Women are capable of lying, and they can lie about being victimized. Of course, it’s a sensitive dance of reception, to balance immediate belief with testing your suspicions: do you assert an inquisition every time someone claims they’ve been wronged, or do you take their word at face value? Is it inappropriate to investigate into the facts of every story, or is it in everyone’s best interest to seek evidence-based truth as much as possible? At what point does belief quit leading the journey and instead become the destination at which you’ve arrived?
In Douglas Heyes’s Kitten with a Whip (1964), we meet underaged Jody (a 23-year-old Ann-Margret) who has just escaped from a juvenile institution where she had stabbed the ward on her way out into San Diego’s night.

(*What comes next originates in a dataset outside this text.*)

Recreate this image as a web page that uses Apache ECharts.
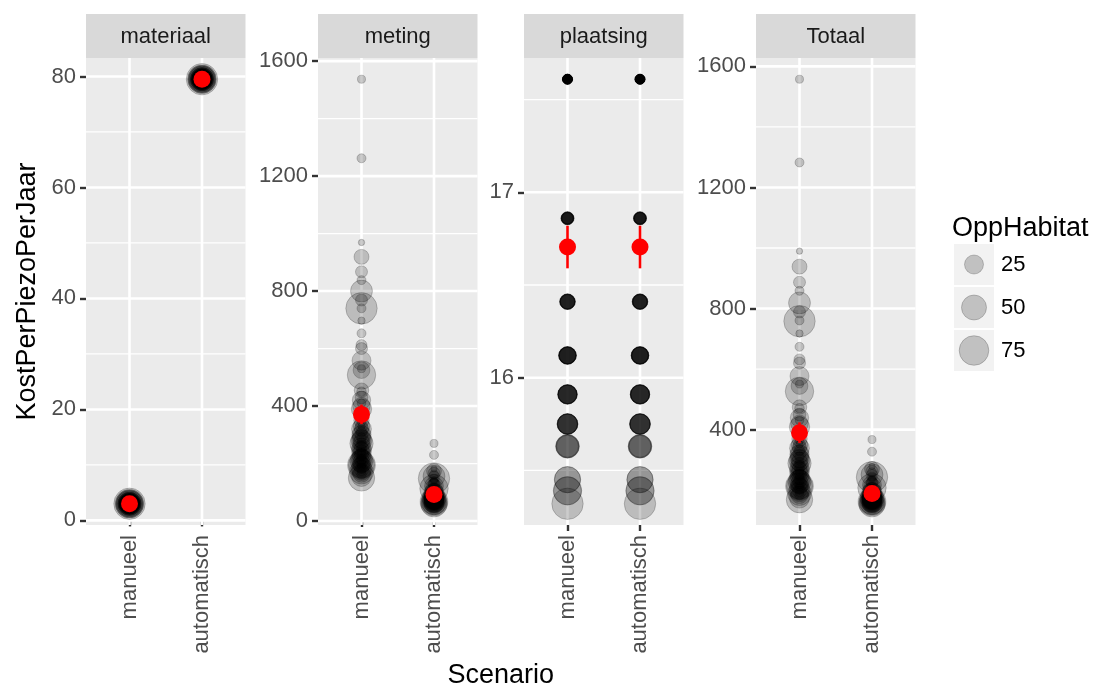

When she sneaks into David’s (John Forsythe) house, conveniently empty of his wife and daughter, David finds himself ensnared in the center of a malicious and deranged web of games involving attraction and rejection, reality and fantasy, security and deception, and societal expectations.

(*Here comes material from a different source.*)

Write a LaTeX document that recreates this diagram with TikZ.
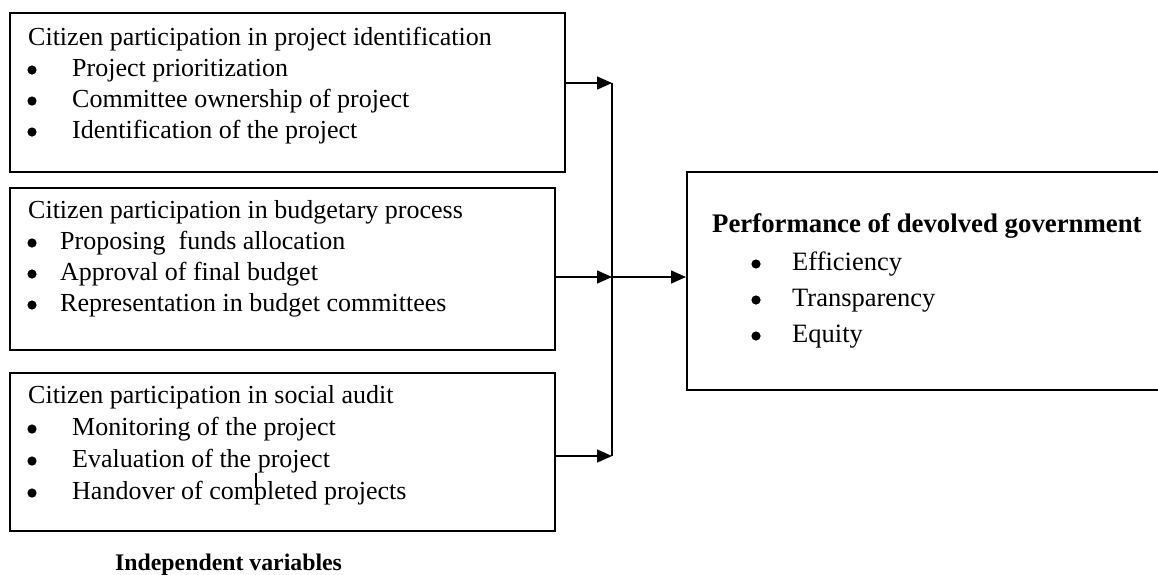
\documentclass[tikz,border=0pt]{standalone}
\usepackage{fontspec}
\setmainfont{Liberation Serif}
\usetikzlibrary{arrows.meta}

\begin{document}
\begin{tikzpicture}[x=1pt,y=-1pt,
		varbox/.style={draw, line width=1.6pt, inner sep=0pt, anchor=north west},
		line/.style={anchor=base west, inner sep=0pt, font=\fontsize{26}{31}\selectfont},
		dot/.style={fill, radius=4.6pt},
		arr/.style={line width=1.5pt, -{Triangle[length=15pt,width=13pt]}}]
		\useasboundingbox (0,0) rectangle (1158,574);

		% the three independent variables
		\node [varbox, minimum width=555pt, minimum height=159pt] (box1) at (9,12) {};
		\node [varbox, minimum width=545pt, minimum height=162pt] (box2) at (9,187) {};
		\node [varbox, minimum width=545pt, minimum height=158pt] (box3) at (9,372) {};
		% dependent variable, runs off the right edge
		\node [varbox, minimum width=476pt, minimum height=218pt] (outcome) at (686,171) {};

		\node [line] (id0) at (28,45) {Citizen participation in project identification};
		\foreach \txt [count=\i] in {Project prioritization, Committee ownership of project, Identification of the project}{
			\fill [dot] (32,39+31*\i) circle;
			\node [line] (id\i) at (72,45+31*\i) {\txt};
		}

		\node [line] (bg0) at (28,218) {Citizen participation in budgetary process};
		\foreach \txt [count=\i] in {Proposing\ \ funds allocation, Approval of final budget, Representation in budget committees}{
			\fill [dot] (32,212+31*\i) circle;
			\node [line] (bg\i) at (60,218+31*\i) {\txt};
		}

		\node [line] (sa0) at (28,403) {Citizen participation in social audit};
		\foreach \txt [count=\i] in {Monitoring of the project, Evaluation of the project, Handover of completed projects}{
			\fill [dot] (32,397+32*\i) circle;
			\node [line] (sa\i) at (72,403+32*\i) {\txt};
		}

		\node [line, font=\fontsize{26.8}{31}\selectfont\bfseries] (pf0) at (712,232) {Performance of devolved government};
		\foreach \txt [count=\i] in {Efficiency, Transparency, Equity}{
			\fill [dot] (756,228+36*\i) circle;
			\node [line, font=\fontsize{26.5}{31}\selectfont] (pf\i) at (792,234+36*\i) {\txt};
		}

		\node [line, font=\fontsize{23.8}{26}\selectfont\bfseries] (indep) at (115,570) {Independent variables};

		% stray cursor mark
		\draw [line width=1.5pt] (256,473) -- (256,488);

		% joining line
		\coordinate (j1) at (612,83);
		\coordinate (j2) at (612,277);
		\coordinate (j3) at (612,456);
		\draw [arr] (box1.east |- j1) -- (j1);
		\draw [arr] (box2.east |- j2) -- (j2);
		\draw [arr] (box3.east |- j3) -- (j3);
		\draw [line width=1.5pt] (j1) -- (j3);
		\draw [arr] (j2) -- (outcome.west |- j2);
	\end{tikzpicture}
\end{document}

Despite her beauty and coy gestures, David is genuinely not interested in Jody’s sex appeal. He’s just a man trying to get this kid out of his house - until Jody wields a non-negotiable threat when David tries to make a firm and civil attempt to call the police: she’ll “start screaming rape” if he tells anyone she’s there. Defeated that he cannot risk trying to tell the cops the truth about Jody’s breaking-and-entering, David submits to a rollercoaster hell that includes Jody wearing his wife’s clothes and inviting over her philosophically cultish friends. It is hard not to entirely hate Jody.

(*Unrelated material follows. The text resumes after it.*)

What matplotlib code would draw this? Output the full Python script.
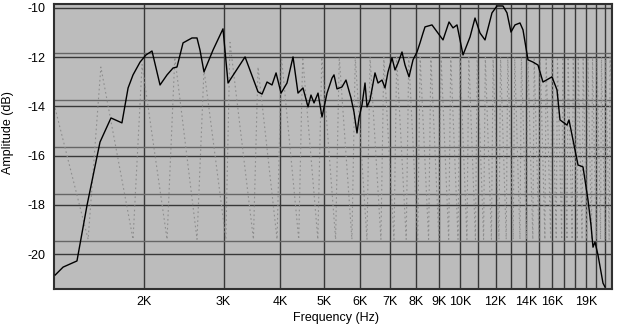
import matplotlib
matplotlib.use("Agg")
import matplotlib.pyplot as plt

# Main amplitude response (Hz, dB)
freq_hz = [1272, 1324, 1421, 1496, 1598, 1690, 1787, 1844, 1891, 1960, 2020, 2083,
           2170, 2249, 2319, 2366, 2440, 2554, 2620, 2660, 2715, 2843, 2991, 3069,
           3347, 3576, 3650, 3744, 3840, 3920, 4021, 4145, 4274, 4384, 4497, 4614,
           4684, 4757, 4855, 4955, 5083, 5214, 5267, 5348, 5486, 5599, 5744, 5832,
           5922, 5983, 6075, 6169, 6232, 6328, 6491, 6592, 6727, 6831, 6936, 7079,
           7188, 7299, 7449, 7564, 7720, 7879, 8041, 8165, 8291, 8376, 8679, 9180,
           9466, 9661, 9860, 10166, 10536, 10807, 11086, 11372, 11784, 12088, 12463,
           12720, 12982, 13250, 13591, 13801, 14157, 14522, 14896, 15280, 16000,
           16413, 16666, 17271, 17448, 18268, 18739, 19222, 19518, 19718, 19920,
           20227, 20749, 20962]
amp_db = [-20.85, -20.53, -20.28, -18.01, -15.45, -14.47, -14.67, -13.25, -12.72, -12.20,
          -11.91, -11.75, -13.13, -12.72, -12.44, -12.40, -11.42, -11.22, -11.22, -11.71,
          -12.60, -11.71, -10.85, -13.05, -11.99, -13.41, -13.50, -13.01, -13.13, -12.64,
          -13.46, -13.05, -11.99, -13.46, -13.25, -14.02, -13.54, -13.86, -13.46, -14.43,
          -13.46, -12.85, -12.72, -13.29, -13.21, -12.93, -13.66, -14.23, -15.08, -14.47,
          -13.94, -13.05, -14.02, -13.74, -12.64, -13.05, -12.93, -13.25, -12.60, -12.03,
          -12.52, -12.24, -11.79, -12.32, -12.80, -12.11, -11.79, -11.42, -11.02, -10.77,
          -10.69, -11.30, -10.57, -10.81, -10.69, -11.91, -11.18, -10.41, -11.02, -11.30,
          -10.20, -9.92, -9.92, -10.20, -10.98, -10.69, -10.61, -10.89, -12.11, -12.20,
          -12.32, -13.01, -12.80, -13.33, -14.55, -14.76, -14.55, -16.38, -16.46, -17.80,
          -18.82, -19.72, -19.51, -20.04, -21.18, -21.34]

# Faint dotted (wrapped phase-like) trace, drawn on the same scale
phase_freq = [1264, 1504, 1605, 1891, 1980, 2249, 2340, 2620, 2715, 3035, 3100, 3493, 3576,
              3940, 4030, 4400, 4490, 4850, 4950, 5310, 5410, 5770, 5870, 6230, 6330,
              6690, 6790, 7150, 7250, 7610, 7710, 8070, 8170, 8530, 8630, 8990, 9090,
              9450, 9550, 9910, 10010, 10370, 10470, 10830, 10930, 11290, 11390, 11750,
              11850, 12210, 12310, 12670, 12770, 13130, 13230, 13590, 13690, 14050, 14150,
              14510, 14610, 14970, 15070, 15430, 15530, 15890, 15990, 16350, 16450, 16810,
              16910, 17270, 17370, 17730, 17830, 18190, 18290, 18650, 18750, 19110, 19210,
              19570, 19670, 20030, 20130, 20490, 20590, 20950, 21050, 21410, 21510, 21724]
phase_db = [-13.9, -19.4, -12.4, -19.4, -12.3, -19.4, -12.0, -19.4, -12.5, -19.4, -11.4, -19.4, -12.4,
            -19.4, -12.0, -19.4, -12.0, -19.4, -12.0, -19.4, -12.0, -19.4, -12.0, -19.4, -12.0,
            -19.4, -12.0, -19.4, -12.0, -19.4, -12.0, -19.4, -12.0, -19.4, -12.0, -19.4, -12.0,
            -19.4, -12.0, -19.4, -12.0, -19.4, -12.0, -19.4, -12.0, -19.4, -12.0, -19.4,
            -12.0, -19.4, -12.0, -19.4, -12.0, -19.4, -12.0, -19.4, -12.0, -19.4, -12.0,
            -19.4, -12.0, -19.4, -12.0, -19.4, -12.0, -19.4, -12.0, -19.4, -12.0, -19.4,
            -12.0, -19.4, -12.0, -19.4, -12.0, -19.4, -12.0, -19.4, -12.0, -19.4, -12.0,
            -19.4, -12.0, -19.4, -12.0, -19.4, -12.0, -19.4, -12.0, -19.4, -12.0, -13.5]

grid_freqs = [2000, 3000, 4000, 5000, 6000, 7000, 8000, 9000, 10000, 11000, 12000, 13000,
              14000, 15000, 16000, 17000, 18000, 19000, 20000, 21000]
grid_labels = ['2K', '3K', '4K', '5K', '6K', '7K', '8K', '9K', '10K', '', '12K', '',
               '14K', '', '16K', '', '', '19K', '', '']
y_ticks = [-10, -12, -14, -16, -18, -20]
y_minor_lines = [-11.83, -13.74, -15.65, -17.56, -19.47]

W, H = 617, 333
fig = plt.figure(figsize=(W / 100, H / 100), dpi=100)
fig.patch.set_facecolor('white')
L, R, T, B = 54, 612, 4, 289
ax = fig.add_axes([L / W, (H - B) / H, (R - L) / W, (B - T) / H])
ax.set_facecolor('#bcbcbc')
ax.set_xscale('log')
ax.set_xlim(1264, 21724)
ax.set_ylim(-21.42, -9.84)

for yv in y_minor_lines:
    ax.axhline(yv, color='#666666', lw=1.0, zorder=1)

ax.set_xticks(grid_freqs)
ax.set_xticklabels(grid_labels)
ax.xaxis.set_minor_locator(matplotlib.ticker.NullLocator())
ax.set_yticks(y_ticks)
ax.set_yticklabels([str(v) for v in y_ticks])
ax.grid(True, which='major', color='#383838', lw=1.0, zorder=1)
ax.set_axisbelow(True)
ax.tick_params(length=0, labelsize=9, colors='black')
ax.tick_params(axis='x', pad=5)
ax.tick_params(axis='y', pad=6)
for lab in ax.get_xticklabels() + ax.get_yticklabels():
    lab.set_fontfamily('Liberation Sans')

ax.plot(phase_freq, phase_db, color='#8e8e8e', lw=0.8, ls=(0, (1.5, 2.5)), zorder=2)
ax.plot(freq_hz, amp_db, color='black', lw=1.0, zorder=3, clip_on=True)

for s in ax.spines.values():
    s.set_color('#303030')
    s.set_linewidth(1.5)

fig.text(336 / W, 1 - 318 / H, 'Frequency (Hz)', ha='center', va='center',
         fontsize=9, family='Liberation Sans')
fig.text(8 / W, 1 - 133 / H, 'Amplitude (dB)', ha='center', va='center',
         rotation=90, fontsize=9, family='Liberation Sans')

fig.savefig('out.png', dpi=100, facecolor='white')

The nightmare ends with a surprisingly violent sequence of handheld camerawork (by Joseph Biroc, who had also filmed Ann-Margret in Bye Bye Birdie a year earlier) and a poorly-lit car chase at night that could almost be the inspiration for the show Cops (premiering 25 years later). What’s really amazing about Kitten with a Whip isn’t the way in which Jody and her friends worm their way under your skin and boil your blood with incessant dialogue, but how relieving it is when the film wraps up in a tidy, succinct conclusion. There are no loose ends, there is no mystery - and there is certainly no remaining evidence of what we know is the truth.